**DATA EXCERPT**:
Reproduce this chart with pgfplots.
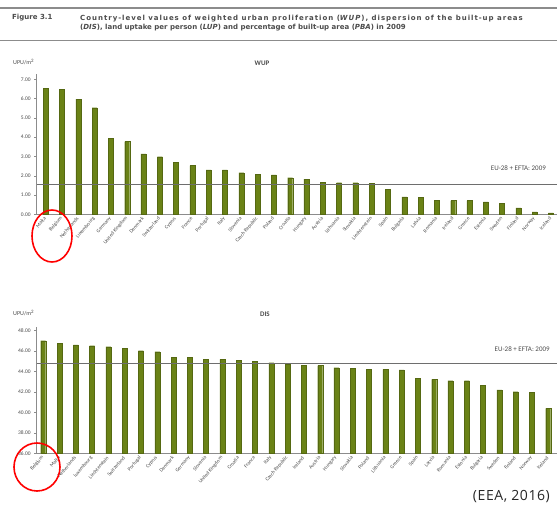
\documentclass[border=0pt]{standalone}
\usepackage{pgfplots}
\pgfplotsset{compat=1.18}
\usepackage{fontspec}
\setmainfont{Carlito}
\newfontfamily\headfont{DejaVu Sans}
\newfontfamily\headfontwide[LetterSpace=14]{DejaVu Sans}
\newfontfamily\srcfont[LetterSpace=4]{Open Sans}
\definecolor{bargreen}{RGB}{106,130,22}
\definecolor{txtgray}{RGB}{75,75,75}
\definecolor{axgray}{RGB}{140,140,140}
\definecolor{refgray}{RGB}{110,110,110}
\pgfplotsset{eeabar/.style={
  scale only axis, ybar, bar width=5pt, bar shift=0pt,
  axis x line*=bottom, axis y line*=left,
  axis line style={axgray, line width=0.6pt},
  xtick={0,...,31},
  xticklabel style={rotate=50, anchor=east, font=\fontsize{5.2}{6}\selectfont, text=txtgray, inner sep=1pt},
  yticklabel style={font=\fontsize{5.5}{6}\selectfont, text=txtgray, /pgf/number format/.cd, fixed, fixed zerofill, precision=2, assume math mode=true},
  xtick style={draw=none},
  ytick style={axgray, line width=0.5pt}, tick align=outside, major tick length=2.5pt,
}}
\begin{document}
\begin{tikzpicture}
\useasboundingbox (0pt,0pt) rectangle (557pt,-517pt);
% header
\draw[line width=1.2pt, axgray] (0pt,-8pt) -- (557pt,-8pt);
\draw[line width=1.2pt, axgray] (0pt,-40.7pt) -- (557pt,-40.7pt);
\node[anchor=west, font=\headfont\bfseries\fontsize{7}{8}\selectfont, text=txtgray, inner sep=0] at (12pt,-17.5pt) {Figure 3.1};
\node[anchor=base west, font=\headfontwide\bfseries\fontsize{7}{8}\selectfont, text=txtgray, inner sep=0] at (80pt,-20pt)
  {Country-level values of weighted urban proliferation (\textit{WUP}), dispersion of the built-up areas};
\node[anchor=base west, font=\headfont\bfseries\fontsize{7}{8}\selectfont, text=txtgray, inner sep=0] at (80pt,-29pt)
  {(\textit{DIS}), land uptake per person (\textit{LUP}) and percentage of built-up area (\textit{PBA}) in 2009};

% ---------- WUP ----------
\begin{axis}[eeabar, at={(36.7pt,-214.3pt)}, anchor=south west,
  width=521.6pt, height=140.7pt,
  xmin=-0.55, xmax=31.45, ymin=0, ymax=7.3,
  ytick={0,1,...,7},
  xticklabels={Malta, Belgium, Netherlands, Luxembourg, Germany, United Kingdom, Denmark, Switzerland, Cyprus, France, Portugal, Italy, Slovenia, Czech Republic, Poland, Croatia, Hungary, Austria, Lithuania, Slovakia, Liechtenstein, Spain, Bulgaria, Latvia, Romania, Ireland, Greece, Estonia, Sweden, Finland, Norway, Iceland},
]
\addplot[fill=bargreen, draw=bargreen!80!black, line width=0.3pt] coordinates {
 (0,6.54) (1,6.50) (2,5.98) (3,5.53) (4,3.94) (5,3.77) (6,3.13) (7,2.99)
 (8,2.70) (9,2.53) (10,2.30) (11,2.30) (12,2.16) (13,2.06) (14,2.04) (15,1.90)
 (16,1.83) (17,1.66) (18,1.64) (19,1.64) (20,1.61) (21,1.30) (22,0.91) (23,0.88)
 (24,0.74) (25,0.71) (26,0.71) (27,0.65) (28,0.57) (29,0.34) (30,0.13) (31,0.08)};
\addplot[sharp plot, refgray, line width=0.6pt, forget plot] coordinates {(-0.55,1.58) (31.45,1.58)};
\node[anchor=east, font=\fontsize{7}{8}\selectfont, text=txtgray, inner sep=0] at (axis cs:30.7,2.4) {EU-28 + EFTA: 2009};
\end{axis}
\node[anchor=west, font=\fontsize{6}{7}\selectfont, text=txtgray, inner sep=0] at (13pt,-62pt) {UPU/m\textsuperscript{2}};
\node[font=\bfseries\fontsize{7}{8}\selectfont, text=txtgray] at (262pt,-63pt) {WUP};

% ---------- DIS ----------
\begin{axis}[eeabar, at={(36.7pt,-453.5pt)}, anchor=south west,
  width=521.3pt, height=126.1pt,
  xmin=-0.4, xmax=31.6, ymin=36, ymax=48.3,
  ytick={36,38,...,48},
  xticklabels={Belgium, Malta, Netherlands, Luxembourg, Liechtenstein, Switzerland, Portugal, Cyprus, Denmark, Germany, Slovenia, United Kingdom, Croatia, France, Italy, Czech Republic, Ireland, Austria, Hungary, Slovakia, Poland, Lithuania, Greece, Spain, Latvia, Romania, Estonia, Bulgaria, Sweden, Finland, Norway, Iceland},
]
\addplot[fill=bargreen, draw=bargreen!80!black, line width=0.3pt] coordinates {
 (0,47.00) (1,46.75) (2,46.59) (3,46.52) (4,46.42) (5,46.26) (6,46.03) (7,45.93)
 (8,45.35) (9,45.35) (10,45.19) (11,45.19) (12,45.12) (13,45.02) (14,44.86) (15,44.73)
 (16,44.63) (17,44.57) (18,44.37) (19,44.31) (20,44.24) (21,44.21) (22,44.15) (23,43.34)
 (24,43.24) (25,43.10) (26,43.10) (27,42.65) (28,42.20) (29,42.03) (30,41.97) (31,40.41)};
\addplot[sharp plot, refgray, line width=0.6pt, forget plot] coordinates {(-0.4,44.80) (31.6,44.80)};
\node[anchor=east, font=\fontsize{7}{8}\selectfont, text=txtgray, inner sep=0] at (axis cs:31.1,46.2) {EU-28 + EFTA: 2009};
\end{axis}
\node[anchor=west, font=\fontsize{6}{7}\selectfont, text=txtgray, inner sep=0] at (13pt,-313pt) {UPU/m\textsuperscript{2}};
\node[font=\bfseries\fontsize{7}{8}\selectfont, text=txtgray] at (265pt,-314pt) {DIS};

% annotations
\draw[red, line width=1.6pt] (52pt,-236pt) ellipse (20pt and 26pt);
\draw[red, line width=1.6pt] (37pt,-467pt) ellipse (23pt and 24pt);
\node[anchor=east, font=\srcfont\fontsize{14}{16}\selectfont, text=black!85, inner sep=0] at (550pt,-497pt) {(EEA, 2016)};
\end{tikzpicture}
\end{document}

**GOAL**: Output each line exactly; omit every picture.

**EXERCISE OUTPUT**:
Reproduce this chart with pgfplots.
\documentclass[border=0pt]{standalone}
\usepackage{pgfplots}
\pgfplotsset{compat=1.18}
\usepackage{fontspec}
\setmainfont{Carlito}
\newfontfamily\headfont{DejaVu Sans}
\newfontfamily\headfontwide[LetterSpace=14]{DejaVu Sans}
\newfontfamily\srcfont[LetterSpace=4]{Open Sans}
\definecolor{bargreen}{RGB}{106,130,22}
\definecolor{txtgray}{RGB}{75,75,75}
\definecolor{axgray}{RGB}{140,140,140}
\definecolor{refgray}{RGB}{110,110,110}
\pgfplotsset{eeabar/.style={
  scale only axis, ybar, bar width=5pt, bar shift=0pt,
  axis x line*=bottom, axis y line*=left,
  axis line style={axgray, line width=0.6pt},
  xtick={0,...,31},
  xticklabel style={rotate=50, anchor=east, font=\fontsize{5.2}{6}\selectfont, text=txtgray, inner sep=1pt},
  yticklabel style={font=\fontsize{5.5}{6}\selectfont, text=txtgray, /pgf/number format/.cd, fixed, fixed zerofill, precision=2, assume math mode=true},
  xtick style={draw=none},
  ytick style={axgray, line width=0.5pt}, tick align=outside, major tick length=2.5pt,
}}
\begin{document}
\begin{tikzpicture}
\useasboundingbox (0pt,0pt) rectangle (557pt,-517pt);
% header
\draw[line width=1.2pt, axgray] (0pt,-8pt) -- (557pt,-8pt);
\draw[line width=1.2pt, axgray] (0pt,-40.7pt) -- (557pt,-40.7pt);
\node[anchor=west, font=\headfont\bfseries\fontsize{7}{8}\selectfont, text=txtgray, inner sep=0] at (12pt,-17.5pt) {Figure 3.1};
\node[anchor=base west, font=\headfontwide\bfseries\fontsize{7}{8}\selectfont, text=txtgray, inner sep=0] at (80pt,-20pt)
  {Country-level values of weighted urban proliferation (\textit{WUP}), dispersion of the built-up areas};
\node[anchor=base west, font=\headfont\bfseries\fontsize{7}{8}\selectfont, text=txtgray, inner sep=0] at (80pt,-29pt)
  {(\textit{DIS}), land uptake per person (\textit{LUP}) and percentage of built-up area (\textit{PBA}) in 2009};

% ---------- WUP ----------
\begin{axis}[eeabar, at={(36.7pt,-214.3pt)}, anchor=south west,
  width=521.6pt, height=140.7pt,
  xmin=-0.55, xmax=31.45, ymin=0, ymax=7.3,
  ytick={0,1,...,7},
  xticklabels={Malta, Belgium, Netherlands, Luxembourg, Germany, United Kingdom, Denmark, Switzerland, Cyprus, France, Portugal, Italy, Slovenia, Czech Republic, Poland, Croatia, Hungary, Austria, Lithuania, Slovakia, Liechtenstein, Spain, Bulgaria, Latvia, Romania, Ireland, Greece, Estonia, Sweden, Finland, Norway, Iceland},
]
\addplot[fill=bargreen, draw=bargreen!80!black, line width=0.3pt] coordinates {
 (0,6.54) (1,6.50) (2,5.98) (3,5.53) (4,3.94) (5,3.77) (6,3.13) (7,2.99)
 (8,2.70) (9,2.53) (10,2.30) (11,2.30) (12,2.16) (13,2.06) (14,2.04) (15,1.90)
 (16,1.83) (17,1.66) (18,1.64) (19,1.64) (20,1.61) (21,1.30) (22,0.91) (23,0.88)
 (24,0.74) (25,0.71) (26,0.71) (27,0.65) (28,0.57) (29,0.34) (30,0.13) (31,0.08)};
\addplot[sharp plot, refgray, line width=0.6pt, forget plot] coordinates {(-0.55,1.58) (31.45,1.58)};
\node[anchor=east, font=\fontsize{7}{8}\selectfont, text=txtgray, inner sep=0] at (axis cs:30.7,2.4) {EU-28 + EFTA: 2009};
\end{axis}
\node[anchor=west, font=\fontsize{6}{7}\selectfont, text=txtgray, inner sep=0] at (13pt,-62pt) {UPU/m\textsuperscript{2}};
\node[font=\bfseries\fontsize{7}{8}\selectfont, text=txtgray] at (262pt,-63pt) {WUP};

% ---------- DIS ----------
\begin{axis}[eeabar, at={(36.7pt,-453.5pt)}, anchor=south west,
  width=521.3pt, height=126.1pt,
  xmin=-0.4, xmax=31.6, ymin=36, ymax=48.3,
  ytick={36,38,...,48},
  xticklabels={Belgium, Malta, Netherlands, Luxembourg, Liechtenstein, Switzerland, Portugal, Cyprus, Denmark, Germany, Slovenia, United Kingdom, Croatia, France, Italy, Czech Republic, Ireland, Austria, Hungary, Slovakia, Poland, Lithuania, Greece, Spain, Latvia, Romania, Estonia, Bulgaria, Sweden, Finland, Norway, Iceland},
]
\addplot[fill=bargreen, draw=bargreen!80!black, line width=0.3pt] coordinates {
 (0,47.00) (1,46.75) (2,46.59) (3,46.52) (4,46.42) (5,46.26) (6,46.03) (7,45.93)
 (8,45.35) (9,45.35) (10,45.19) (11,45.19) (12,45.12) (13,45.02) (14,44.86) (15,44.73)
 (16,44.63) (17,44.57) (18,44.37) (19,44.31) (20,44.24) (21,44.21) (22,44.15) (23,43.34)
 (24,43.24) (25,43.10) (26,43.10) (27,42.65) (28,42.20) (29,42.03) (30,41.97) (31,40.41)};
\addplot[sharp plot, refgray, line width=0.6pt, forget plot] coordinates {(-0.4,44.80) (31.6,44.80)};
\node[anchor=east, font=\fontsize{7}{8}\selectfont, text=txtgray, inner sep=0] at (axis cs:31.1,46.2) {EU-28 + EFTA: 2009};
\end{axis}
\node[anchor=west, font=\fontsize{6}{7}\selectfont, text=txtgray, inner sep=0] at (13pt,-313pt) {UPU/m\textsuperscript{2}};
\node[font=\bfseries\fontsize{7}{8}\selectfont, text=txtgray] at (265pt,-314pt) {DIS};

% annotations
\draw[red, line width=1.6pt] (52pt,-236pt) ellipse (20pt and 26pt);
\draw[red, line width=1.6pt] (37pt,-467pt) ellipse (23pt and 24pt);
\node[anchor=east, font=\srcfont\fontsize{14}{16}\selectfont, text=black!85, inner sep=0] at (550pt,-497pt) {(EEA, 2016)};
\end{tikzpicture}
\end{document}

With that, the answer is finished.